Data. Mist AI takes data from a huge range of sources: pretty much any compatible network equipment. The one obvious gap is the computer/laptop/phone/printer/thing that is trying to connect to and use the network. Given the challenges of installing agents on such devices, that’s probably sensible. But it probably is something that needs to be flagged to the system’s operators: when it says “most likely cause is a misconfigured device, but I don’t know”, that’s a design choice, not a system failure. Otherwise that huge range of input data enables another mode of human/machine partnership: helping humans visualise and navigate. The interface provides timelines and other visual representations to help humans spot patterns, as well as the ability to “pivot” through different sources – “show me what else is going on at that time/that device/etc.” – that has been used in many of the most impressive examples of security diagnosis I’ve seen.

Malice. The few fully-automated actions envisaged for Mist AI seem to give an attacker little opportunity, though anything with administrator access needs to be designed carefully. There’s a steady trickle of attacks that use auto-update functions to either downgrade security or install entirely new software. Perhaps more interesting is whether an automat could detect malicious activity at the network level: sending requests with odd parameters to get more than your fair share of bandwidth, or to disconnect others; or perhaps trying to confuse or overload network devices to redirect traffic or hide malicious activity in a storm of noise. This probably isn’t something you’d want to respond automatically to (that could easily provide a disruptive attacker with a useful tool) but an automat that alerts when things simply don’t make sense could be a useful function.

Controls. The executive powers of the current Mist AI system are very limited, and human operators have to approve individual actions (e.g. a firmware upgrade). One reason that works is that the system is addressing the kind of problems that users often assume will “go away”: network slow, took longer than usual to connect to wifi, etc. Indeed one stated aim of Mist is to help operators fix problems (or contact the user) before they are reported. On that time-scale, human-in-the-loop is fine, and worth it for the confidence it adds. Given the aim to fix problems before they are noticed, I wondered whether the system could check that the fix did actually reduce the problem: if not, the operator might want to automatically revert an approved change, or go back to a “last known good” state. Perhaps undoing a change is more readily automatable than doing it? And, since there is “machine learning” going on, maybe invoking those controls could be input to the next learning cycle (“OK, that didn’t work out”)?

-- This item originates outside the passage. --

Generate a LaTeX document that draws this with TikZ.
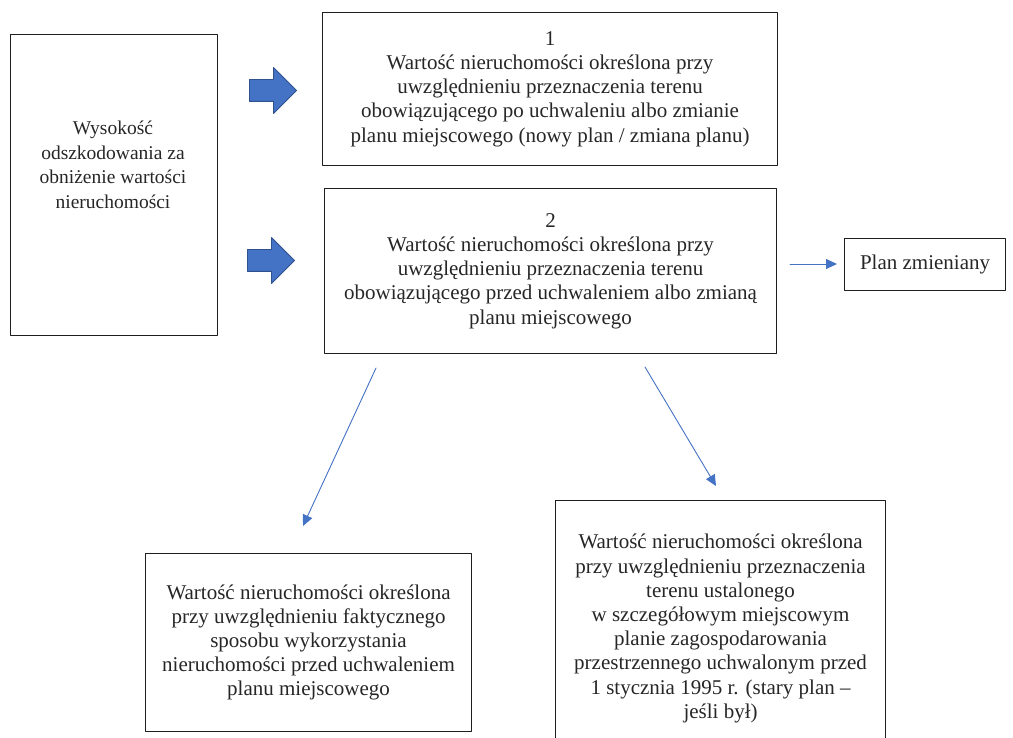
\documentclass[tikz,border=0pt]{standalone}
\usepackage{fontspec}
\setmainfont{Liberation Serif}
\usepackage{tikz}
\usetikzlibrary{arrows.meta,calc,positioning,shapes.arrows}
\definecolor{arrblue}{HTML}{4472C4}
\definecolor{arrdark}{HTML}{2F528F}
\definecolor{boxline}{HTML}{1E1E1E}
\tikzset{
  box/.style={rectangle, draw=boxline, line width=1.1pt, inner sep=0pt, anchor=north west},
  txt/.style={align=center, font=\fontsize{21}{24.2}\selectfont, text=black!85, inner sep=0pt},
  blockarr/.style={single arrow, fill=arrblue, draw=arrdark, line width=0.9pt,
    minimum height=47pt, minimum width=45pt, single arrow head extend=12pt,
    inner xsep=0pt, inner ysep=10.5pt, anchor=tail},
  thinarr/.style={draw=arrblue, line width=0.9pt, -{Triangle[length=11pt,width=10pt]}},
  every picture/.style={line cap=round, line join=round}
}
\begin{document}
\begin{tikzpicture}[x=1pt, y=-1pt]
  \useasboundingbox (0,0) rectangle (1013,738);

  \node[box, minimum width=207pt, minimum height=301pt] (lbox) at (10,34) {};
  \node[txt, font=\fontsize{19.5}{24.5}\selectfont] (ltxt) at (113,165) {Wysokość\\odszkodowania za\\obniżenie wartości\\nieruchomości};

  \node[box, txt, draw=boxline, line width=1.1pt, anchor=north west, minimum width=455pt, minimum height=153pt] (box1) at (322,12)
    {1\\Wartość nieruchomości określona przy\\uwzględnieniu przeznaczenia terenu\\obowiązującego po uchwaleniu albo zmianie\\planu miejscowego (nowy plan / zmiana planu)};
  \node[box, txt, draw=boxline, line width=1.1pt, anchor=north west, minimum width=452pt, minimum height=165pt] (box2) at (324,188)
    {2\\Wartość nieruchomości określona przy\\uwzględnieniu przeznaczenia terenu\\obowiązującego przed uchwaleniem albo zmianą\\planu miejscowego};
  \node[box, txt, draw=boxline, line width=1.1pt, anchor=north west, minimum width=161pt, minimum height=52pt] (plan) at (844,238)
    {Plan zmieniany};
  \node[box, txt, draw=boxline, line width=1.1pt, anchor=north west, minimum width=326pt, minimum height=178pt] (fakt) at (145,553)
    {Wartość nieruchomości określona\\przy uwzględnieniu faktycznego\\sposobu wykorzystania\\nieruchomości przed uchwaleniem\\planu miejscowego};
  \node[box, txt, draw=boxline, line width=1.1pt, anchor=north west, minimum width=330pt, minimum height=256pt] (stary) at (555,500)
    {Wartość nieruchomości określona\\przy uwzględnieniu przeznaczenia\\terenu ustalonego\\w szczegółowym miejscowym\\planie zagospodarowania\\przestrzennego uchwalonym przed\\1 stycznia 1995 r. (stary plan –\\jeśli był)};

  \node[blockarr] (arr1) at (249,90.5) {};
  \node[blockarr] (arr2) at (247,260.5) {};

  \coordinate (p1) at (790,264);
  \coordinate (p2) at (376,368);
  \coordinate (q2) at (303,526);
  \coordinate (p3) at (645,367);
  \coordinate (q3) at (716,486);

  \draw[thinarr, shorten >=7pt] (p1) -- (p1 -| plan.west);
  \draw[thinarr] (p2) -- (q2);
  \draw[thinarr] (p3) -- (q3);
\end{tikzpicture}
\end{document}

Signals. One of the interesting displays I spotted on the video was strength-of-correlation: “100% of DHCP failures involve this server” suggests we have found the root cause, 30% and I might do a bit more digging. Confidence is a useful signal in pretty much any recommendation system, not least to highlight occasions when the machine, programmed to find something it can recommend, has searched ever more widely and ended up with a suggestion that’s little better than a random guess. Any fully-automated system should probably have a lower confidence threshold beyond which it will still seek human confirmation. And, as in Controls above, the timeline displays in Mist AI got me thinking whether we could use automated before/after comparisons to evaluate the effectiveness of changes: did the original problem reduce? Did anything else start happening? And I like the option to “list clients experiencing problems”: sometimes talking to a person will be the quickest way to work out what is going on; and to show we aren’t completely mechanical, too!

By Andrew Cormack

I'm Chief Regulatory Advisor at Jisc, responsible for keeping an eye out for places where our ideas, services and products might raise regulatory issues. My aim is to fix either the product or service, or the regulation, before there's a painful bump!